══ Input records ══

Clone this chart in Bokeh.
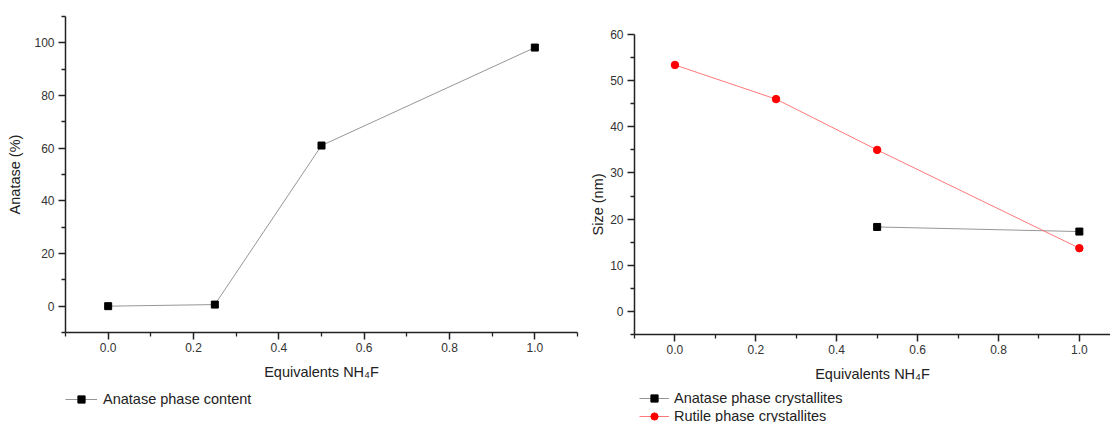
import numpy as np
from bokeh.plotting import figure
from bokeh.layouts import row, column
from bokeh.models import (FixedTicker, NumeralTickFormatter, Legend, LegendItem,
                          Range1d, Title)
from bokeh.embed import file_html
from bokeh.resources import INLINE

# ---------------- data ----------------
equiv = [0.0, 0.25, 0.5, 1.0]
anatase_pct = [0.0, 0.6, 61.0, 98.2]

equiv_anatase = [0.5, 1.0]
anatase_size = [18.3, 17.3]

equiv_rutile = [0.0, 0.25, 0.5, 1.0]
rutile_size = [53.4, 46.0, 35.0, 13.7]

x_ticks = [0.0, 0.2, 0.4, 0.6, 0.8, 1.0]
x_minor = [-0.1, 0.1, 0.3, 0.5, 0.7, 0.9, 1.1]
y1_ticks = [0, 20, 40, 60, 80, 100]
y1_minor = [-10, 10, 30, 50, 70, 90, 110]
y2_ticks = [0, 10, 20, 30, 40, 50, 60]
y2_minor = [-5, 5, 15, 25, 35, 45, 55]

x_label = "Equivalents NH\u2084F"
y1_label = "Anatase (%)"
y2_label = "Size (nm)"
leg1_label = "Anatase phase content"
leg2_labels = ["Anatase phase crystallites", "Rutile phase crystallites"]

FONT = "Liberation Sans"
AX = "#222222"
GRAY_LINE = "#8a8a8a"
RED_LINE = "#ff6a6a"
RED = "#ff0000"


def style(p, xt, xm, yt, ym):
    p.xaxis.ticker = FixedTicker(ticks=xt, minor_ticks=xm)
    p.yaxis.ticker = FixedTicker(ticks=yt, minor_ticks=ym)
    p.xaxis.formatter = NumeralTickFormatter(format="0.0")
    p.xgrid.visible = False
    p.ygrid.visible = False
    p.outline_line_color = None
    for ax in (p.xaxis[0], p.yaxis[0]):
        ax.axis_line_color = AX
        ax.axis_line_width = 1.5
        ax.major_tick_line_color = AX
        ax.major_tick_line_width = 1.5
        ax.minor_tick_line_color = AX
        ax.minor_tick_line_width = 1.3
        ax.major_tick_in = 0
        ax.major_tick_out = 7
        ax.minor_tick_in = 0
        ax.minor_tick_out = 4
        ax.major_label_text_font = FONT
        ax.major_label_text_font_size = "12px"
        ax.major_label_text_color = "#333333"
        ax.axis_label_text_font = FONT
        ax.axis_label_text_font_size = "14.5px"
        ax.axis_label_text_font_style = "normal"
        ax.axis_label_text_color = "#222222"
    p.xaxis.major_label_standoff = 3
    p.xaxis.axis_label_standoff = 9
    p.yaxis.major_label_standoff = 4


def legend_fig(width, border_left, border_right, entries, loc, gw, standoff):
    lf = figure(width=width, height=34, output_backend="svg",
                toolbar_location=None, x_axis_location=None,
                y_axis_location=None, min_border_left=border_left,
                min_border_right=border_right, min_border_top=0,
                min_border_bottom=0)
    lf.outline_line_color = None
    lf.xgrid.visible = False
    lf.ygrid.visible = False
    items = []
    for label, marker, mcolor, lcolor, msize in entries:
        # proxy renderers (no visible data) that only carry the legend style
        rl = lf.line(np.array([np.nan]), np.array([np.nan]),
                     line_color=lcolor, line_width=0.9)
        rs = lf.scatter(np.array([np.nan]), np.array([np.nan]), marker=marker,
                        size=msize, fill_color=mcolor, line_color=mcolor)
        items.append(LegendItem(label=label, renderers=[rl, rs]))
    lf.add_layout(Legend(items=items, location=loc, orientation="vertical",
                         margin=0, padding=0, spacing=0, glyph_width=gw,
                         glyph_height=18, label_height=18,
                         label_standoff=standoff, label_text_font=FONT,
                         label_text_font_size="14.5px",
                         label_text_color="#222222", border_line_color=None,
                         background_fill_alpha=0))
    return lf


# ---------------- left figure ----------------
p1 = figure(width=585, height=388, output_backend="svg", toolbar_location=None,
            x_range=Range1d(-0.1, 1.1), y_range=Range1d(-10, 110),
            min_border_left=65, min_border_right=8, min_border_top=16,
            min_border_bottom=56)
style(p1, x_ticks, x_minor, y1_ticks, y1_minor)
p1.xaxis.axis_label = x_label
p1.yaxis.axis_label = y1_label
p1.yaxis.axis_label_standoff = 8

p1.line(equiv, anatase_pct, line_color=GRAY_LINE, line_width=0.9)
p1.scatter(equiv, anatase_pct, marker="square", size=7,
           fill_color="black", line_color="black")

lf1 = legend_fig(585, 65, 8,
                 [(leg1_label, "square", "black", GRAY_LINE, 7)],
                 (0, 14), 32, 6)

# ---------------- right figure ----------------
p2 = figure(width=525, height=388, output_backend="svg", toolbar_location=None,
            x_range=Range1d(-0.1, 1.077), y_range=Range1d(-5, 60),
            min_border_left=48, min_border_right=0, min_border_top=34,
            min_border_bottom=54)
style(p2, x_ticks, x_minor, y2_ticks, y2_minor)
p2.xaxis.axis_label = x_label
p2.add_layout(Title(text=y2_label, align="left", offset=99, standoff=4,
                    vertical_align="bottom", text_font=FONT,
                    text_font_size="14.5px", text_font_style="normal",
                    text_color="#222222"), "left")

p2.line(equiv_anatase, anatase_size, line_color=GRAY_LINE, line_width=0.9)
p2.scatter(equiv_anatase, anatase_size, marker="square", size=7,
           fill_color="black", line_color="black")
p2.line(equiv_rutile, rutile_size, line_color=RED_LINE, line_width=0.9)
p2.scatter(equiv_rutile, rutile_size, marker="circle", size=7.5,
           fill_color=RED, line_color=RED)

lf2 = legend_fig(525, 48, 0,
                 [(leg2_labels[0], "square", "black", GRAY_LINE, 7),
                  (leg2_labels[1], "circle", RED, RED_LINE, 7.5)],
                 (5, -3), 30, 5)

layout = row(column(p1, lf1), column(p2, lf2))
open("out.html", "w").write(file_html(layout, INLINE))
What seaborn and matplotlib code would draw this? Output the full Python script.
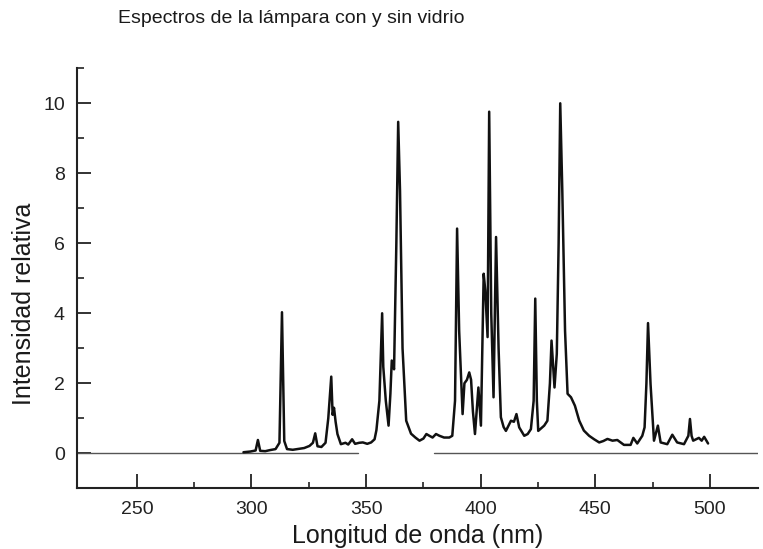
import numpy as np
import pandas as pd
import matplotlib
matplotlib.use("Agg")
import matplotlib.pyplot as plt
from matplotlib.ticker import FixedLocator, MultipleLocator
import seaborn as sns

# Spectrum of the lamp without glass (wavelength in nm, relative intensity)
wavelength_nm = [
    296.5, 299.5, 301.8, 302.8, 303.8, 306.0, 308.0, 310.5, 312.2, 313.3,
    314.3, 315.5, 318.0, 320.0, 323.0, 325.3, 326.8, 327.8, 328.8, 330.5,
    332.3, 333.5, 334.8, 335.4, 336.0, 336.7, 337.5, 339.0, 341.0, 342.2,
    343.9, 345.2, 347.0, 348.6, 350.5, 352.2, 353.7, 354.5, 355.8, 357.0,
    357.5, 358.6, 359.8, 360.6, 361.2, 362.2, 363.2, 364.0, 364.8, 365.9,
    367.5, 369.6, 371.5, 373.3, 375.0, 376.3, 377.6, 379.0, 380.5, 382.0,
    384.0, 386.3, 387.6, 388.8, 389.7, 390.6, 392.1, 392.9, 394.0, 395.0,
    395.8, 396.6, 397.5, 399.0, 400.1, 401.3, 402.0, 403.0, 403.7, 404.6,
    405.6, 406.7, 407.8, 408.8, 410.0, 411.0, 412.2, 413.2, 414.5, 415.6,
    416.8, 419.0, 420.5, 421.9, 423.1, 423.8, 424.5, 425.1, 427.7, 429.1,
    430.2, 430.9, 432.2, 433.2, 434.0, 434.7, 435.6, 436.8, 437.9, 439.4,
    441.1, 443.0, 445.0, 447.3, 449.5, 451.7, 453.5, 455.3, 457.5, 459.6,
    462.5, 465.4, 466.6, 468.3, 470.5, 471.5, 472.3, 473.0, 474.1, 475.6,
    477.3, 478.5, 481.4, 483.6, 485.7, 488.7, 490.6, 491.3, 492.0, 492.7,
    495.2, 496.4, 497.5, 499.2,
]
intensity = [
    0.03, 0.05, 0.08, 0.38, 0.07, 0.06, 0.09, 0.12, 0.30, 4.03,
    0.35, 0.12, 0.10, 0.12, 0.15, 0.21, 0.30, 0.57, 0.20, 0.18,
    0.30, 1.00, 2.19, 1.10, 1.30, 0.90, 0.55, 0.26, 0.30, 0.25,
    0.40, 0.27, 0.30, 0.31, 0.27, 0.31, 0.40, 0.66, 1.50, 4.00,
    2.47, 1.50, 0.79, 1.70, 2.65, 2.40, 6.00, 9.47, 7.50, 3.00,
    0.93, 0.56, 0.45, 0.36, 0.42, 0.55, 0.50, 0.45, 0.55, 0.50,
    0.45, 0.45, 0.50, 1.50, 6.42, 3.50, 1.12, 2.00, 2.10, 2.31,
    2.10, 1.20, 0.55, 1.88, 0.79, 5.13, 4.65, 3.32, 9.76, 4.00,
    1.60, 6.18, 3.00, 1.03, 0.75, 0.64, 0.80, 0.93, 0.90, 1.12,
    0.74, 0.50, 0.55, 0.69, 1.50, 4.42, 1.50, 0.64, 0.79, 0.93,
    2.00, 3.22, 1.88, 2.84, 6.00, 10.00, 7.50, 3.50, 1.70, 1.60,
    1.36, 0.93, 0.65, 0.50, 0.40, 0.31, 0.35, 0.41, 0.36, 0.38,
    0.24, 0.24, 0.44, 0.28, 0.50, 0.74, 2.00, 3.72, 1.98, 0.36,
    0.79, 0.31, 0.26, 0.53, 0.31, 0.26, 0.50, 0.98, 0.50, 0.36,
    0.44, 0.36, 0.47, 0.28,
]

# Spectrum with glass: flat at zero, measured in two ranges
glass_segment = ["a", "a", "b", "b"]
glass_nm = [224.0, 346.3, 379.8, 521.0]
glass_intensity = [0.0, 0.0, 0.0, 0.0]

x_major = [250, 300, 350, 400, 450, 500]
x_minor = [275, 325, 375, 425, 475]
y_major = [0, 2, 4, 6, 8, 10]

sns.set_style("ticks")
plt.rcParams["font.family"] = ["Liberation Sans", "DejaVu Sans"]

fig = plt.figure(figsize=(7.63, 5.49), dpi=100)
ax = fig.add_axes([0.1013, 0.1106, 0.8922, 0.7650])

glass_df = pd.DataFrame({"nm": glass_nm, "val": glass_intensity, "seg": glass_segment})
sns.lineplot(data=glass_df, x="nm", y="val", units="seg", estimator=None,
             color="#555555", linewidth=1.0, ax=ax)

lamp_df = pd.DataFrame({"nm": wavelength_nm, "val": intensity})
sns.lineplot(data=lamp_df, x="nm", y="val", estimator=None, sort=False,
             color="#111111", linewidth=1.8, ax=ax)

ax.set_xlim(224.0, 521.0)
ax.set_ylim(-1.0, 11.0)
ax.set_xticks(x_major)
ax.set_yticks(y_major)
ax.xaxis.set_minor_locator(FixedLocator(x_minor))
ax.yaxis.set_minor_locator(MultipleLocator(1))
ax.tick_params(which="major", direction="in", length=10, width=1.3,
               labelsize=14, pad=9, colors="#222222")
ax.tick_params(which="minor", direction="in", length=5, width=1.2, colors="#222222")
ax.tick_params(axis="x", which="minor", length=4)

for side in ("top", "right"):
    ax.spines[side].set_visible(False)
for side in ("left", "bottom"):
    ax.spines[side].set_linewidth(1.5)
    ax.spines[side].set_color("#222222")

ax.set_xlabel("Longitud de onda (nm)", fontsize=18, color="#1a1a1a")
ax.xaxis.set_label_coords(0.5, -0.085)
ax.set_ylabel("Intensidad relativa", fontsize=18, color="#1a1a1a")
ax.yaxis.set_label_coords(-0.060, 0.44)

fig.text(0.155, 1 - 10 / 549, "Espectros de la lámpara con y sin vidrio",
         fontsize=14, ha="left", va="top", color="#1a1a1a")

fig.savefig("out.png", dpi=100)
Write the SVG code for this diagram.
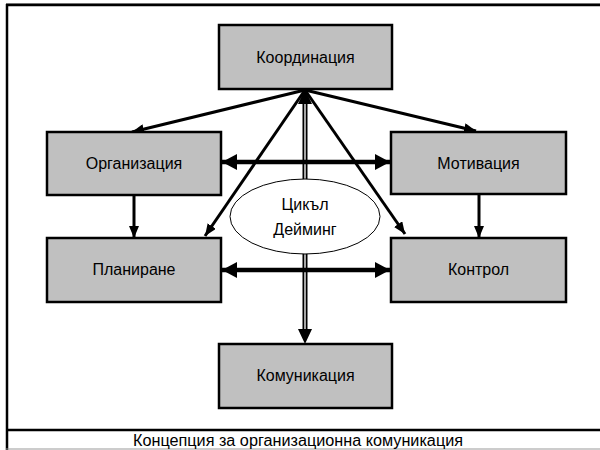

═══

Task goal |
The lines from the start of the entries above through the one containing "anatase_size = [18.3, 17.3]" are to be retyped exactly, and no others. Pictures are left out.

Solution to this task |
Clone this chart in Bokeh.
import numpy as np
from bokeh.plotting import figure
from bokeh.layouts import row, column
from bokeh.models import (FixedTicker, NumeralTickFormatter, Legend, LegendItem,
                          Range1d, Title)
from bokeh.embed import file_html
from bokeh.resources import INLINE

# ---------------- data ----------------
equiv = [0.0, 0.25, 0.5, 1.0]
anatase_pct = [0.0, 0.6, 61.0, 98.2]

equiv_anatase = [0.5, 1.0]
anatase_size = [18.3, 17.3]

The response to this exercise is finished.